A Roma el 25 de marzo de 2017

El marco fue la Sala de los Horacios y Curiacios del Campidoglio romano. Se entraba en ella a través de la plaza diseñada por Miguel Angel con la imponente estatua de Marco Aurelio en el centro. Los seis ministros de Asuntos Exteriores de los Estados que formaban la “pequeña Europa” rubricaron los voluminosos textos de los ya consagrados como “Tratados de Roma”. Era el 25 de marzo de 1957, un día soleado de la incipiente primavera romana.

Con visible satisfacción Adenauer habló y dijo: “Hace poco tiempo existían muchos detractores que pensaban que el acuerdo que hoy consagramos oficialmente era irrealizable… Pero fueron los optimistas y no los pesimistas quienes tuvieron razón”. Paul Henry Spaak, el mayor artífice del enfoque de los Tratados, subrayó “el inmenso alcance de lo que se puede considerar como la transformación voluntaria y dirigida más grande de la historia de Europa que reposa ya no en el recurso a la fuerza sino en un llamamiento a la inteligencia”.

Tras el primer embrión de la construcción europea que fue la CECA y tras el gran fracaso que significó la Europa de la Defensa, el proyecto de integración europea sentaba las bases de un camino fecundo que llega hasta nuestros días. Todos eran conscientes de que lo que se firmaba en Roma no era un mero acuerdo de carácter comercial entre los seis Estados signatarios. Era mucho más. Tenía un profundo sentido político: un gran paso hacia una unión cada vez más estrecha entre los pueblos de Europa. Todo el entramado institucional, que asumía el modelo de la CECA diseñado por Jean Monnet, respondía a esta orientación. Las instituciones comunes expresaban con fuerza la superación de una concepción meramente intergubernamental. Aunque, también, era coherente con las palabras de Schuman en su Declaración de 9 de mayo de 1950: “Europa no se hará de un golpe ni en una construcción de conjunto; se hará gracias a realizaciones concretas, que creen en primer lugar una solidaridad de hecho”.

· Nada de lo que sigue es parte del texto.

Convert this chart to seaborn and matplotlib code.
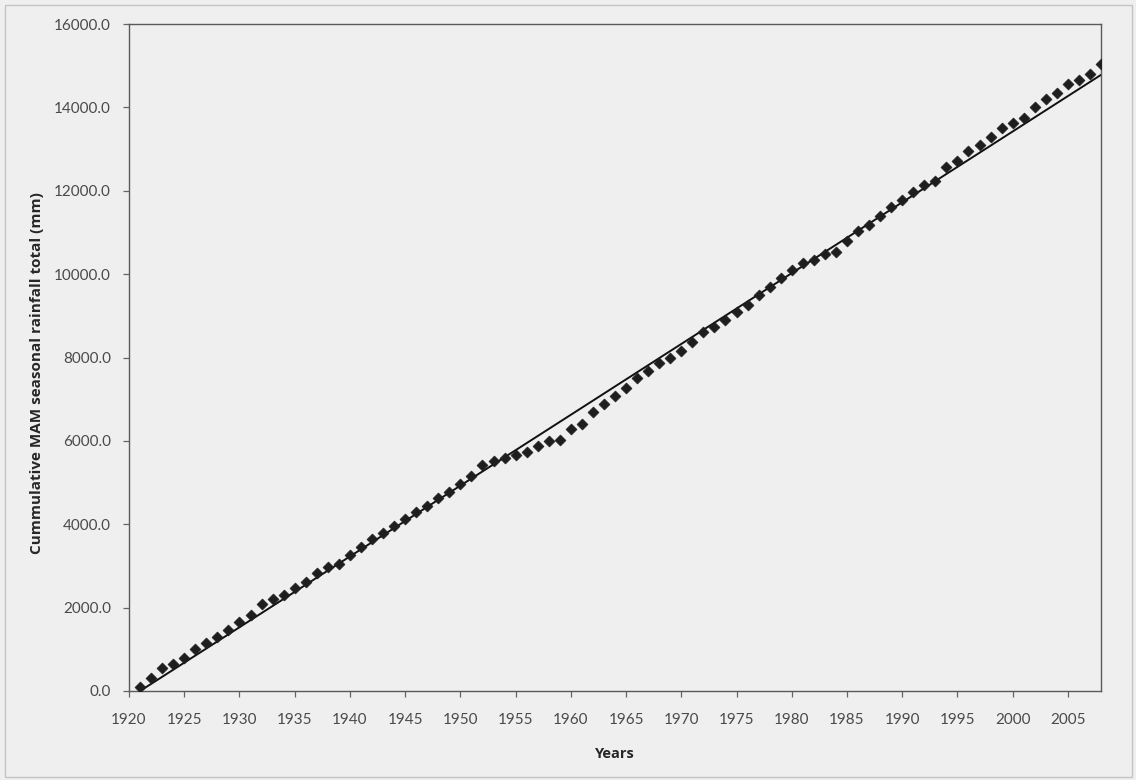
import numpy as np
import pandas as pd
import matplotlib
matplotlib.use("Agg")
import matplotlib.pyplot as plt
from matplotlib.patches import Rectangle
import seaborn as sns

# Cumulative March-May rainfall, year by year
years = list(range(1921, 2009))
cumulative_mm = [
    90, 305, 544, 648, 799, 1015, 1152, 1303, 1463, 1648,
    1823, 2080, 2200, 2303, 2478, 2615, 2824, 2967, 3056, 3266,
    3456, 3646, 3796, 3955, 4135, 4285, 4445, 4625, 4774, 4954,
    5154, 5414, 5514, 5593, 5650, 5743, 5873, 5993, 6028, 6285,
    6395, 6698, 6882, 7067, 7271, 7503, 7679, 7872, 7990, 8157,
    8373, 8600, 8726, 8900, 9089, 9251, 9497, 9695, 9904, 10090,
    10276, 10338, 10472, 10525, 10795, 11026, 11175, 11393, 11611, 11774,
    11974, 12130, 12234, 12561, 12722, 12951, 13108, 13283, 13500, 13630,
    13755, 14002, 14193, 14341, 14559, 14659, 14795, 15037,
]

# Straight reference line (constant accumulation rate)
trend_years = [1921, 2008]
trend_mm = [0, 14780]

x_ticks = list(range(1920, 2006, 5))
y_ticks = list(range(0, 16001, 2000))

x_label = "Years"
y_label = "Cummulative MAM seasonal rainfall total (mm)"

points = pd.DataFrame({"year": years, "cum": cumulative_mm})
trend = pd.DataFrame({"year": trend_years, "cum": trend_mm})

sns.set_theme(style="white")
plt.rcParams["font.family"] = ["Lato", "DejaVu Sans"]

bg = "#efefef"
fig = plt.figure(figsize=(11.36, 7.8), dpi=100, facecolor=bg)
ax = fig.add_axes([129 / 1136, 1 - 691 / 780, (1101 - 129) / 1136, (691 - 24) / 780])
ax.set_facecolor(bg)

# outer chart frame
fig.patches.append(Rectangle((5 / 1136, 3 / 780), 1127 / 1136, 772 / 780,
                             transform=fig.transFigure, fill=False,
                             edgecolor="#c4c4c4", linewidth=1.0))

sns.lineplot(data=trend, x="year", y="cum", ax=ax, color="#111111",
             linewidth=1.4, zorder=2)
sns.scatterplot(data=points, x="year", y="cum", ax=ax, marker="D", s=32,
                color="#1e1e1e", edgecolor="#1e1e1e", linewidth=0.4, zorder=3)

ax.set_xlim(1920, 2008)
ax.set_ylim(0, 16000)
ax.set_xticks(x_ticks)
ax.set_xticklabels([str(t) for t in x_ticks])
ax.set_yticks(y_ticks)
ax.set_yticklabels([f"{t:.1f}" for t in y_ticks])

ax.tick_params(axis="both", direction="out", length=4, width=0.9,
               color="#666666", labelsize=11, labelcolor="#4a4a4a",
               bottom=True, left=True)
ax.tick_params(axis="x", pad=12)
ax.tick_params(axis="y", pad=9)

for side in ["left", "right", "top", "bottom"]:
    ax.spines[side].set_visible(True)
    ax.spines[side].set_color("#5a5a5a")
    ax.spines[side].set_linewidth(1.0)

ax.set_xlabel(x_label, fontsize=10.5, fontweight="bold", color="#262626",
              family=["Open Sans", "DejaVu Sans"], labelpad=14)
ax.set_ylabel(y_label, fontsize=11, fontweight="bold", color="#262626",
              family=["Open Sans", "DejaVu Sans"])
ax.yaxis.set_label_coords(-0.087, 0.477)

fig.savefig("out.png", dpi=100, facecolor=bg)
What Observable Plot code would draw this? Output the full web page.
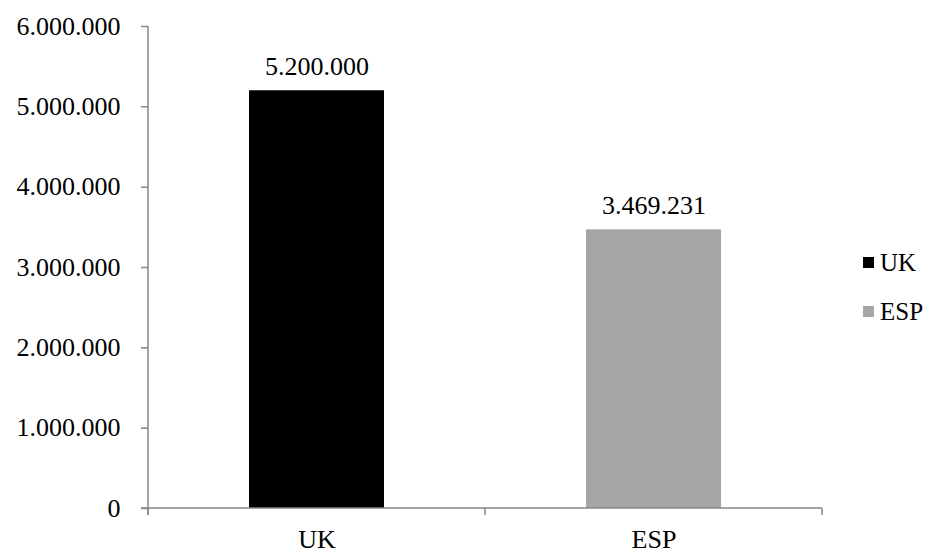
<!DOCTYPE html>
<html>
<head>
<meta charset="utf-8">
<script src="https://cdn.jsdelivr.net/npm/d3@7"></script>
<script src="https://cdn.jsdelivr.net/npm/@observablehq/plot@0.6"></script>
<style>
  html, body { margin: 0; padding: 0; background: #fff; }
  #wrap { position: relative; width: 929px; height: 556px; font-family: "Liberation Serif", serif; }
  #legend { position: absolute; left: 863px; top: 238px; font-size: 25px; color: #000; }
  #legend .item { display: flex; align-items: center; height: 49px; }
  #legend .sw { width: 11px; height: 11px; margin-right: 6px; }
</style>
</head>
<body>
<div id="wrap"></div>
<script>
const categories = ["UK", "ESP"];
const values = [5200000, 3469231];
const colors = ["#000000", "#a6a6a6"];
const yTicks = [0, 1000000, 2000000, 3000000, 4000000, 5000000, 6000000];

const data = categories.map((c, i) => ({cat: c, value: values[i], color: colors[i]}));
const fmt = d => d3.format(",")(d).replace(/,/g, ".");
const axisColor = "#868686";

const axisLines = (index, scales, values, dims) => {
  const g = d3.create("svg:g");
  const x0 = dims.marginLeft, x1 = dims.width - dims.marginRight;
  const y0 = dims.height - dims.marginBottom, y1 = dims.marginTop;
  g.append("line").attr("x1", x0).attr("x2", x0).attr("y1", y1).attr("y2", y0 + 7)
    .attr("stroke", axisColor).attr("stroke-width", 1.5);
  g.append("line").attr("x1", x0 - 7).attr("x2", x1).attr("y1", y0).attr("y2", y0)
    .attr("stroke", axisColor).attr("stroke-width", 1.5);
  const step = scales.x.step();
  const start = scales.x(categories[0]) - (step - scales.x.bandwidth()) / 2;
  for (let i = 0; i <= categories.length; i++) {
    const bx = start + i * step;
    g.append("line").attr("x1", bx).attr("x2", bx).attr("y1", y0).attr("y2", y0 + 7)
      .attr("stroke", axisColor).attr("stroke-width", 1.5);
  }
  return g.node();
};

const chart = Plot.plot({
  width: 929,
  height: 556,
  marginLeft: 148,
  marginRight: 107,
  marginTop: 26,
  marginBottom: 48,
  style: {fontFamily: "Liberation Serif, serif", fontSize: "26px", color: "#000", background: "#fff"},
  x: {domain: categories, paddingInner: 0.6, paddingOuter: 0.3, label: null},
  y: {domain: [0, 6000000], label: null},
  marks: [
    Plot.barY(data, {x: "cat", y: "value", fill: "color"}),
    Plot.text(data, {x: "cat", y: "value", text: d => fmt(d.value), dy: -16, lineAnchor: "bottom", fontSize: 26, fill: "#000"}),
    Plot.axisY({ticks: yTicks, tickFormat: fmt, tickSize: 7, tickPadding: 21, stroke: axisColor, strokeWidth: 1.5, fontSize: 26, fill: "#000", label: null}),
    Plot.axisX({tickSize: 0, tickPadding: 21, fontSize: 26, fill: "#000", label: null, lineAnchor: "top"}),
    axisLines
  ]
});

const wrap = document.getElementById("wrap");
wrap.appendChild(chart);
const legend = document.createElement("div");
legend.id = "legend";
categories.forEach((c, i) => {
  const it = document.createElement("div");
  it.className = "item";
  const sw = document.createElement("span");
  sw.className = "sw";
  sw.style.background = colors[i];
  const t = document.createElement("span");
  t.textContent = c;
  it.appendChild(sw); it.appendChild(t);
  legend.appendChild(it);
});
wrap.appendChild(legend);
</script>
</body>
</html>
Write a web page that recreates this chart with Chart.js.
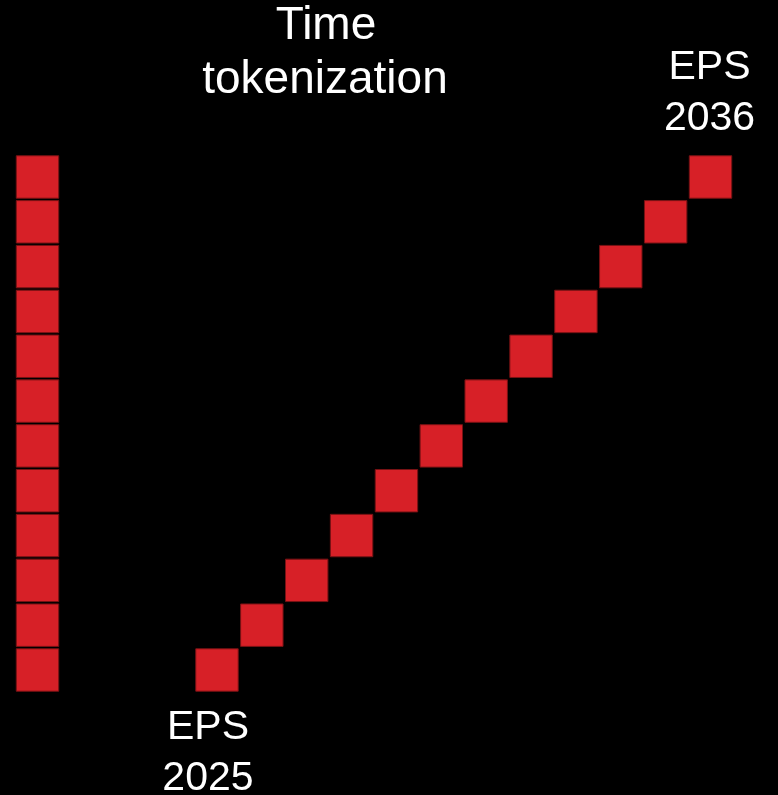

Sesenta años después el edificio, cuyas primera piedras se pusieron en Roma, no sólo sigue en pie sino que ha experimentado formidables avances tanto en lo que se refiere a su ampliación como en lo que respecta a los ámbitos de la integración. ¿No podemos decir en verdad que “esta Europa” ha sabido salvaguardar la paz en el continente y convertirse en un encomiable espacio de libertad y prosperidad? ¿No hay motivos para conmemorar el aniversario de aquella fecha histórica?

Es cierto que, como dijera Jean Claude Juncker en su último discurso sobre el estado de la Unión, ahora Europa vive una “crisis existencial”. Las corrientes que ponen en cuestión o combaten ferozmente el sentido del proyecto europeo han ganado adeptos, aunque no está de más recordar que la integración europea ha contado desde su nacimiento mismo con dos potentes adversarios: los nacionalismos y los enemigos de la democracia. Por eso, en las actuales circunstancias, la conmemoración de los Tratados de Roma no debe ser una celebración más. Debe servir para una reafirmación del proyecto europeo y de los valores en que se sustenta. Debe servir para transmitir ese legado a las generaciones que ya no han vivido los duros años de la postguerra. Y debe servir para reflexionar sobre el horizonte de nuestro futuro. Es decir, sobre qué caminos debemos ahora recorrer para seguir avanzando hacia las deseables metas de integración a la que todavía no hemos llegado.

Las razones de 1957 son las mismas de 2017. Los enemigos de entonces son similares a los de ahora, aunque se presenten con vestimentas diferentes. Entonces se libró un vigoroso combate político, en el que los partidarios de la integración sabían que el futuro de las democracias europeas estaba indisolublemente unido con el de una Europa integrada. Es este el combate que también ahora se libra en toda Europa. El europeísmo debe afrontarlo con inteligencia y pasión.

El Movimiento Europeo nos va a convocar en Roma el próximo 25 de marzo. Hay muchos motivos para estar allí y proyectar hacia el futuro la idea de la Europa unida. Y poder decir con Adenauer: “fueron los optimistas y no los pesimistas los que tuvieron razón”.